--- Records for the exercise ---
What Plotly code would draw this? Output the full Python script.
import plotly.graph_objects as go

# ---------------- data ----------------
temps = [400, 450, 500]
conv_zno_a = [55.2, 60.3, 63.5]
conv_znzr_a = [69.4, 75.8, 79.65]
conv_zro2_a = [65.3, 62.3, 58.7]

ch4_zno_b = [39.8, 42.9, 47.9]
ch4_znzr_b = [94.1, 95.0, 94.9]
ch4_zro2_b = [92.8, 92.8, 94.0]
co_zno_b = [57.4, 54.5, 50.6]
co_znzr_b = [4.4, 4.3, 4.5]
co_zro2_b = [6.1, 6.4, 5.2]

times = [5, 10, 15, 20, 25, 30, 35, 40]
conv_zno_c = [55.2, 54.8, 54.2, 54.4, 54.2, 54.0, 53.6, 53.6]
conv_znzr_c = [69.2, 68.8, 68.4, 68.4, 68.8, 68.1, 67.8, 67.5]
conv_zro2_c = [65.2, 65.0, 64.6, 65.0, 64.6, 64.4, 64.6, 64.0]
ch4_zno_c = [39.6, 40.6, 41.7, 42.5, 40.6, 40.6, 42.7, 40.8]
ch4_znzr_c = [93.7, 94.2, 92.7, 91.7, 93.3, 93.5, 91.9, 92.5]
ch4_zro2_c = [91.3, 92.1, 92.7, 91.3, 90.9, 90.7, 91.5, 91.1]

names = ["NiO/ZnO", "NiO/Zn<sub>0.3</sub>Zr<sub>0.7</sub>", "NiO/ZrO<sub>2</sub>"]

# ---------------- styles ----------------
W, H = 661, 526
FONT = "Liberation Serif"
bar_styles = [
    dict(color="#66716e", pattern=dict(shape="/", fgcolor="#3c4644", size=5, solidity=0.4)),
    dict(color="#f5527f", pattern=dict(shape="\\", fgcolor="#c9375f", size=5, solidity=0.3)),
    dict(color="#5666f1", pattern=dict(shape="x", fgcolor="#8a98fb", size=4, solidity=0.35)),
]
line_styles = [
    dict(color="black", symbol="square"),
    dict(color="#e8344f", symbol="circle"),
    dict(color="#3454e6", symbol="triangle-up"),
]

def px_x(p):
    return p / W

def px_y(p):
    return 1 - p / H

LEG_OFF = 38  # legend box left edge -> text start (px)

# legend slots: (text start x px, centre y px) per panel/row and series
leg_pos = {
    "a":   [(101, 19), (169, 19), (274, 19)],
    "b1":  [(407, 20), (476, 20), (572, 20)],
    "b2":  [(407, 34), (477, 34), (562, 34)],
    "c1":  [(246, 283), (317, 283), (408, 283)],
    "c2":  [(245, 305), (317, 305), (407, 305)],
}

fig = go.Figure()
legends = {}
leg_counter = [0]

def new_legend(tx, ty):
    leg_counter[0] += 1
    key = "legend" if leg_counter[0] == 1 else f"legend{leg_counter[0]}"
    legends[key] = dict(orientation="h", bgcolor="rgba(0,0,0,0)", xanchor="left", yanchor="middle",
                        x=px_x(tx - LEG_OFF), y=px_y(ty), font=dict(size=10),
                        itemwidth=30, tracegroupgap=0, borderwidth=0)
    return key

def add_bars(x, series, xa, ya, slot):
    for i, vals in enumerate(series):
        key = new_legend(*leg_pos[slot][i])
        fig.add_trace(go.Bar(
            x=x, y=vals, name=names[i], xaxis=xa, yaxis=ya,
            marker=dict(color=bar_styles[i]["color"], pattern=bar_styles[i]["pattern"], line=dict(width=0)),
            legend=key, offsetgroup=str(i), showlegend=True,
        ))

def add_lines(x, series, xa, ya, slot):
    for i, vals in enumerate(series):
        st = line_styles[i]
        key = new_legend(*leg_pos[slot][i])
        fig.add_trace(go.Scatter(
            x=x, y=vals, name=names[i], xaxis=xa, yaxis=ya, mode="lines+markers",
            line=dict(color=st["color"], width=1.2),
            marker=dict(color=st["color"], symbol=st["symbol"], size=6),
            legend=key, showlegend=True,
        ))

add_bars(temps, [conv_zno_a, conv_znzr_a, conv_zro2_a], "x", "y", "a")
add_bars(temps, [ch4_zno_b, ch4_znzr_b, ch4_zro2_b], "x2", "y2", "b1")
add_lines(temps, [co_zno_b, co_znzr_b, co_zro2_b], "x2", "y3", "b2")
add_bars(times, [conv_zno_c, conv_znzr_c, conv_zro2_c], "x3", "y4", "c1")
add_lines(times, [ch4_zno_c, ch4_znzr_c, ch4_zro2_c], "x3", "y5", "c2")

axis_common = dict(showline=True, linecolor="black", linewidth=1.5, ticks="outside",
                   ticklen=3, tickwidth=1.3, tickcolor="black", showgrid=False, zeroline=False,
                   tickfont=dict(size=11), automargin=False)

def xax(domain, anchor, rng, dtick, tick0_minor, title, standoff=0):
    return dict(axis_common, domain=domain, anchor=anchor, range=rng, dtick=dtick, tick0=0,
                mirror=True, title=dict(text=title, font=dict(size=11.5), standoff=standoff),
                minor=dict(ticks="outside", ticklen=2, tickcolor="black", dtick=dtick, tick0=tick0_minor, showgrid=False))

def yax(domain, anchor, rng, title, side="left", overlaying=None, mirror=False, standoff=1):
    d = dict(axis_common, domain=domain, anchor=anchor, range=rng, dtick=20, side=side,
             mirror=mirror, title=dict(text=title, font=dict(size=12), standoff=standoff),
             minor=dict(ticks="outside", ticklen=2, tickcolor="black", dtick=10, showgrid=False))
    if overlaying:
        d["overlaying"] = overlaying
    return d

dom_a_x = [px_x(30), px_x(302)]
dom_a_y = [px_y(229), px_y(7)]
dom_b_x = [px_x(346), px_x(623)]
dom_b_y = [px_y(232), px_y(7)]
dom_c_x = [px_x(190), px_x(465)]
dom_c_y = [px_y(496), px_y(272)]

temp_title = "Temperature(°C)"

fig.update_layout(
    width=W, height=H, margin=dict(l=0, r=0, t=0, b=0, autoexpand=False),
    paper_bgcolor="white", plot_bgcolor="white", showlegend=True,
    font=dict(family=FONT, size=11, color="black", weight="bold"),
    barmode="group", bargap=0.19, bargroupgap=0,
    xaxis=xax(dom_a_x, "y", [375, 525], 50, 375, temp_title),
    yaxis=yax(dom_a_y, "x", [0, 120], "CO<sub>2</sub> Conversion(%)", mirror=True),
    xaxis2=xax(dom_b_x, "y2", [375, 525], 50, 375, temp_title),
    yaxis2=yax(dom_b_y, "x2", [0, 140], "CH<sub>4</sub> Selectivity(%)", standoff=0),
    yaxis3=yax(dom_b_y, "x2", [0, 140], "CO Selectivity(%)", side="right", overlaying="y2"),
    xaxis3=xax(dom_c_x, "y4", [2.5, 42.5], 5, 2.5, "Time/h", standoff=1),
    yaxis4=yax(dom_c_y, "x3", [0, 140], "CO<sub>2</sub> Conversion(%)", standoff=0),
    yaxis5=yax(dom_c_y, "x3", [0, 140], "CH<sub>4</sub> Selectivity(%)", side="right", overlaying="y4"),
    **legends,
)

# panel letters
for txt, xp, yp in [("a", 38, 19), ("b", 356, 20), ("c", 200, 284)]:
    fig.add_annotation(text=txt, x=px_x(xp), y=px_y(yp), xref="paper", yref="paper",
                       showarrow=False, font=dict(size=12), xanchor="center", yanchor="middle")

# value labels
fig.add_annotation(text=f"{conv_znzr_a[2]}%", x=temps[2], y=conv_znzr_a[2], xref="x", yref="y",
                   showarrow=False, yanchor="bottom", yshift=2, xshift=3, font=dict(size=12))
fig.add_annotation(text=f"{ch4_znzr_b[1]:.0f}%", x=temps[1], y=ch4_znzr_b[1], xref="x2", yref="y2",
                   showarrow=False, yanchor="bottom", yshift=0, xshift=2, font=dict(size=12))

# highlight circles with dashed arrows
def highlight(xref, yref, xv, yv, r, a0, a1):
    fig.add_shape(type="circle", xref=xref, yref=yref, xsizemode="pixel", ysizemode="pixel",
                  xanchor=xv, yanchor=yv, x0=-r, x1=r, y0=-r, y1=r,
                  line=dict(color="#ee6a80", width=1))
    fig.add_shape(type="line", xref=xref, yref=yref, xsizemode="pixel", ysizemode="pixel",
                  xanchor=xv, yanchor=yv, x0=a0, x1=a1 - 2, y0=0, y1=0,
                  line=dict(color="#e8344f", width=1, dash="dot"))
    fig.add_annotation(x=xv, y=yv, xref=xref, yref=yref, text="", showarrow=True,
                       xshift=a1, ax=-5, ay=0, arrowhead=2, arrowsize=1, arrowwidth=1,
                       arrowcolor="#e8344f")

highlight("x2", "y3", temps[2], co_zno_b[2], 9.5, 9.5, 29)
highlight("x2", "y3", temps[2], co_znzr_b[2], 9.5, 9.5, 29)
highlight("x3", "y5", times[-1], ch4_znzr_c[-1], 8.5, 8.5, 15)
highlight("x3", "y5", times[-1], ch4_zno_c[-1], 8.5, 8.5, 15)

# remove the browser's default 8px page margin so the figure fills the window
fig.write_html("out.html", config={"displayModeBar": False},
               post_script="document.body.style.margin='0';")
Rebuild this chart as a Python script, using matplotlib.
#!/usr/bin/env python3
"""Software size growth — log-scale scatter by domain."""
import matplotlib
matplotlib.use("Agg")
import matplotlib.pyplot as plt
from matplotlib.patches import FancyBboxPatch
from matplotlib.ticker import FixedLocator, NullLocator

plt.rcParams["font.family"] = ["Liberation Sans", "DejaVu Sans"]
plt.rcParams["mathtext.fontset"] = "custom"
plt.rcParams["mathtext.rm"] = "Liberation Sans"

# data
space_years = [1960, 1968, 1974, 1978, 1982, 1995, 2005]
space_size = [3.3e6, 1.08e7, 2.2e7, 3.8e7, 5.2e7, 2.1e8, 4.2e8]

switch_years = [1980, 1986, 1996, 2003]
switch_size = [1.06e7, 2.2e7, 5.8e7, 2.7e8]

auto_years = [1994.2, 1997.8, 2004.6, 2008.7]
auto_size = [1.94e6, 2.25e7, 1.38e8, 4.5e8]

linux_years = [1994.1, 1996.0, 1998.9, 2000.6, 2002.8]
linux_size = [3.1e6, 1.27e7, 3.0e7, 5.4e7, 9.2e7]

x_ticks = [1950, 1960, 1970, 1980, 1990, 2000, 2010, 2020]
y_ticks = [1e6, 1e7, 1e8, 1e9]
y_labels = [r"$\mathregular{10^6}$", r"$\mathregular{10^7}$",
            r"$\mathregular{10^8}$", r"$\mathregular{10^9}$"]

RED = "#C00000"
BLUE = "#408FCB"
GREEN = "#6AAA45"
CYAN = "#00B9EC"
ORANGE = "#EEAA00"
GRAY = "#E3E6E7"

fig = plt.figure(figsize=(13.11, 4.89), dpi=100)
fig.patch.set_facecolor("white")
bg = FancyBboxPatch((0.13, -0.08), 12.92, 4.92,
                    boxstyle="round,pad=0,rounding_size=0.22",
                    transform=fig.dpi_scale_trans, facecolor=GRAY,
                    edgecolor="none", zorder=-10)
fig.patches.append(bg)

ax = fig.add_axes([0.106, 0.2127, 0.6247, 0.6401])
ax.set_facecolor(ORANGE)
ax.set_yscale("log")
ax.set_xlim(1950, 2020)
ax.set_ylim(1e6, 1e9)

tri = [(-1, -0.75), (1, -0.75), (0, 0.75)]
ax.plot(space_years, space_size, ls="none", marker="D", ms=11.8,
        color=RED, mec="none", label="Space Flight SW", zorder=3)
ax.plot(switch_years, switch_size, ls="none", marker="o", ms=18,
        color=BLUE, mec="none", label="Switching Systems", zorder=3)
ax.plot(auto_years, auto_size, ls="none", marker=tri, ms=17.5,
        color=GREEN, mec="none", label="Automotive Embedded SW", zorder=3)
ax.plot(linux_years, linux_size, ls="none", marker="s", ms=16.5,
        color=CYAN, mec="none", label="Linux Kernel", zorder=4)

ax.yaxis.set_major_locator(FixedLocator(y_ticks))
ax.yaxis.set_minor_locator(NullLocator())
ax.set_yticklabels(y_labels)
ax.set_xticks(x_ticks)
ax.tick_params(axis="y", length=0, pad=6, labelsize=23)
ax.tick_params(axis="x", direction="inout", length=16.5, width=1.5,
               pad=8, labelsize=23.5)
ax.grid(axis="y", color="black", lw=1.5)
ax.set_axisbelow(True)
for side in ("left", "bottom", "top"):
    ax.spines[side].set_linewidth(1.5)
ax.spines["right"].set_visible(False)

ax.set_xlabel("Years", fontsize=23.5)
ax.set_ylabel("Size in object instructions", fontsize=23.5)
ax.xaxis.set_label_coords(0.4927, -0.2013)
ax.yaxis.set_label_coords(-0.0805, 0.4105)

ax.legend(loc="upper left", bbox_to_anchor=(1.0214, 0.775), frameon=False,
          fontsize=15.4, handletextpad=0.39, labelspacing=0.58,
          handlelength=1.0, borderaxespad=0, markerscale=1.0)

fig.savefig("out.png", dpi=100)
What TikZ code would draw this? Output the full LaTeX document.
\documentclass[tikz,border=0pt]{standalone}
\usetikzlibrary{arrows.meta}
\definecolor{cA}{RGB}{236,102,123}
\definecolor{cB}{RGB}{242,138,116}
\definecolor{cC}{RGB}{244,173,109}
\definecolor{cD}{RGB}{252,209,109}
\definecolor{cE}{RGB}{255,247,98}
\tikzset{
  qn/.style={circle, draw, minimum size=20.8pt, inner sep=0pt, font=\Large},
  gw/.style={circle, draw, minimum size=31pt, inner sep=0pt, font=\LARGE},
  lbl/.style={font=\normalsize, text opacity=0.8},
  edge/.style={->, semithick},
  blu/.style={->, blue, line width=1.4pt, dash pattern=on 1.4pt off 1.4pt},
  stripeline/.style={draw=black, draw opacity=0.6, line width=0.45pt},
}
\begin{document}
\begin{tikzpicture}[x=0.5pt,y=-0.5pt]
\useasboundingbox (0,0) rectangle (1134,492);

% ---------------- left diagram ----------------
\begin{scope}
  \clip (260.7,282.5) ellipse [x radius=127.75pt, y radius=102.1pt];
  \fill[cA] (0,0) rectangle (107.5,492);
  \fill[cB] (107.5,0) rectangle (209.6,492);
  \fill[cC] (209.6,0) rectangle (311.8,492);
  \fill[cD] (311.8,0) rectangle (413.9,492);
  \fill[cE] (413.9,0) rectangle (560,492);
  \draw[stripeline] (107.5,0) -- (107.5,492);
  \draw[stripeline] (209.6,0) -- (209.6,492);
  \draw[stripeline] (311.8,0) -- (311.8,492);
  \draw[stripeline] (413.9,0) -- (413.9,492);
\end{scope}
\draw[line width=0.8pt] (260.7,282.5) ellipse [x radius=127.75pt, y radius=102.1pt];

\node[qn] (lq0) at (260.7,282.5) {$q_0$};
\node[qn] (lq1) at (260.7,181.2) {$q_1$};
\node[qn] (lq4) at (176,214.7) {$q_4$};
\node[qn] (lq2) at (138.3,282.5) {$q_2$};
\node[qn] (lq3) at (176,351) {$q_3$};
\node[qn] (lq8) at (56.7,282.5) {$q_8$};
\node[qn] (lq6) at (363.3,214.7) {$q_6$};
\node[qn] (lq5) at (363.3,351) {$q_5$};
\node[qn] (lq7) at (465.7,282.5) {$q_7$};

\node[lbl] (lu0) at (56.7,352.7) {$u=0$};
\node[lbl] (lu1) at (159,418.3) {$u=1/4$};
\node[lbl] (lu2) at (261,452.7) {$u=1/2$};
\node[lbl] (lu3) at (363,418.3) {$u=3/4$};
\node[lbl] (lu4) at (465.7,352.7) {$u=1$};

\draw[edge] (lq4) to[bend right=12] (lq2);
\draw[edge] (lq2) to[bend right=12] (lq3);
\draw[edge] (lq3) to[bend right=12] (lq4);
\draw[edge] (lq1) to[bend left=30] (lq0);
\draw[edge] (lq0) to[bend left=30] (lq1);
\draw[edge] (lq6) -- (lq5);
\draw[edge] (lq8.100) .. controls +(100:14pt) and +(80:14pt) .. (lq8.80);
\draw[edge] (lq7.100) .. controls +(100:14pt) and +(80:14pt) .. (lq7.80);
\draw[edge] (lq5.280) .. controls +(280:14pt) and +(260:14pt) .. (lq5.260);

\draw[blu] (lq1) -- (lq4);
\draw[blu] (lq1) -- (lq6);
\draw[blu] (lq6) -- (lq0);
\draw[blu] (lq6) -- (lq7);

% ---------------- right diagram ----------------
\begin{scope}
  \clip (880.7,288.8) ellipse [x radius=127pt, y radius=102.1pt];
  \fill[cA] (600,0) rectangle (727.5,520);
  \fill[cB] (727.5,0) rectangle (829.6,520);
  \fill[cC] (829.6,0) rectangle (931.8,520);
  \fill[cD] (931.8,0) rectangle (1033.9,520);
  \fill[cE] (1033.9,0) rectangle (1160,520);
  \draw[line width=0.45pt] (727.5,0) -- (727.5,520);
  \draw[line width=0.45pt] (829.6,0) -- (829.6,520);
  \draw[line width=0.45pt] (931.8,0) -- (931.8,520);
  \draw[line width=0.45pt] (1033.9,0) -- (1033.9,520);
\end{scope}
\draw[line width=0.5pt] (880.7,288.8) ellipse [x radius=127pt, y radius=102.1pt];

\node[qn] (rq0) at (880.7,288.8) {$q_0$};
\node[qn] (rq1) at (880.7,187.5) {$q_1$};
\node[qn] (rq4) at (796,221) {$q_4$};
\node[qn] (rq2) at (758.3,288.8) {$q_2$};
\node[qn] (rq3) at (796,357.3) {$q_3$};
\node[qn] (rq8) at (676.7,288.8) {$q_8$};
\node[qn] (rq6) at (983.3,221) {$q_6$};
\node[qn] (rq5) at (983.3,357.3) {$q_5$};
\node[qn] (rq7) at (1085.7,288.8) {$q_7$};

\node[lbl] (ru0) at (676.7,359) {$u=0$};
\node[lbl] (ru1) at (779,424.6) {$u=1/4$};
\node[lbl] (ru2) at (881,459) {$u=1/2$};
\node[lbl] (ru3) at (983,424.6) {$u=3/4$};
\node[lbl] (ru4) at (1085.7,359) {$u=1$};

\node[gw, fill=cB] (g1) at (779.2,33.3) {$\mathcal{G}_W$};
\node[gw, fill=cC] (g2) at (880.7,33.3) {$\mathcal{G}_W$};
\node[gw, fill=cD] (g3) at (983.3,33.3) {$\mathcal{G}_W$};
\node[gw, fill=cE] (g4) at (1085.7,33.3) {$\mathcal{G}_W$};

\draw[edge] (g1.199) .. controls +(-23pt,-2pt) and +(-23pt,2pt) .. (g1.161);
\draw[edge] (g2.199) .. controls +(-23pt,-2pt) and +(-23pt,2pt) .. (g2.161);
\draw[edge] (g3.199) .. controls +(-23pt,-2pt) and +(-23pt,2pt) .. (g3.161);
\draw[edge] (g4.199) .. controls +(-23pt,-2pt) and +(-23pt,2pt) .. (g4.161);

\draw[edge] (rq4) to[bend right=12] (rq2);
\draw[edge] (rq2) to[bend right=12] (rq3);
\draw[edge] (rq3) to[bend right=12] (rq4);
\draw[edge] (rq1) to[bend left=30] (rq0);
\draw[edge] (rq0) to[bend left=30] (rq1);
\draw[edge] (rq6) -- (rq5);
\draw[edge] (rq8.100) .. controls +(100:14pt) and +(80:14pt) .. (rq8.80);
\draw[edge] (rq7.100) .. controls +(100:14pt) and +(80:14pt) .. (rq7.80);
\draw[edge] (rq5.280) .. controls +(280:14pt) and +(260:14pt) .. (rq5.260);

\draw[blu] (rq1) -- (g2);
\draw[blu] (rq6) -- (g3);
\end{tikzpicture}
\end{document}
---
Nothing beyond the required lines should be retyped: start with the line that contains "What TikZ code" and finish with the line that contains "(lq7) at (465.7,282.5)".

# Correct output
What TikZ code would draw this? Output the full LaTeX document.
\documentclass[tikz,border=0pt]{standalone}
\usetikzlibrary{arrows.meta}
\definecolor{cA}{RGB}{236,102,123}
\definecolor{cB}{RGB}{242,138,116}
\definecolor{cC}{RGB}{244,173,109}
\definecolor{cD}{RGB}{252,209,109}
\definecolor{cE}{RGB}{255,247,98}
\tikzset{
  qn/.style={circle, draw, minimum size=20.8pt, inner sep=0pt, font=\Large},
  gw/.style={circle, draw, minimum size=31pt, inner sep=0pt, font=\LARGE},
  lbl/.style={font=\normalsize, text opacity=0.8},
  edge/.style={->, semithick},
  blu/.style={->, blue, line width=1.4pt, dash pattern=on 1.4pt off 1.4pt},
  stripeline/.style={draw=black, draw opacity=0.6, line width=0.45pt},
}
\begin{document}
\begin{tikzpicture}[x=0.5pt,y=-0.5pt]
\useasboundingbox (0,0) rectangle (1134,492);

% ---------------- left diagram ----------------
\begin{scope}
  \clip (260.7,282.5) ellipse [x radius=127.75pt, y radius=102.1pt];
  \fill[cA] (0,0) rectangle (107.5,492);
  \fill[cB] (107.5,0) rectangle (209.6,492);
  \fill[cC] (209.6,0) rectangle (311.8,492);
  \fill[cD] (311.8,0) rectangle (413.9,492);
  \fill[cE] (413.9,0) rectangle (560,492);
  \draw[stripeline] (107.5,0) -- (107.5,492);
  \draw[stripeline] (209.6,0) -- (209.6,492);
  \draw[stripeline] (311.8,0) -- (311.8,492);
  \draw[stripeline] (413.9,0) -- (413.9,492);
\end{scope}
\draw[line width=0.8pt] (260.7,282.5) ellipse [x radius=127.75pt, y radius=102.1pt];

\node[qn] (lq0) at (260.7,282.5) {$q_0$};
\node[qn] (lq1) at (260.7,181.2) {$q_1$};
\node[qn] (lq4) at (176,214.7) {$q_4$};
\node[qn] (lq2) at (138.3,282.5) {$q_2$};
\node[qn] (lq3) at (176,351) {$q_3$};
\node[qn] (lq8) at (56.7,282.5) {$q_8$};
\node[qn] (lq6) at (363.3,214.7) {$q_6$};
\node[qn] (lq5) at (363.3,351) {$q_5$};
\node[qn] (lq7) at (465.7,282.5) {$q_7$};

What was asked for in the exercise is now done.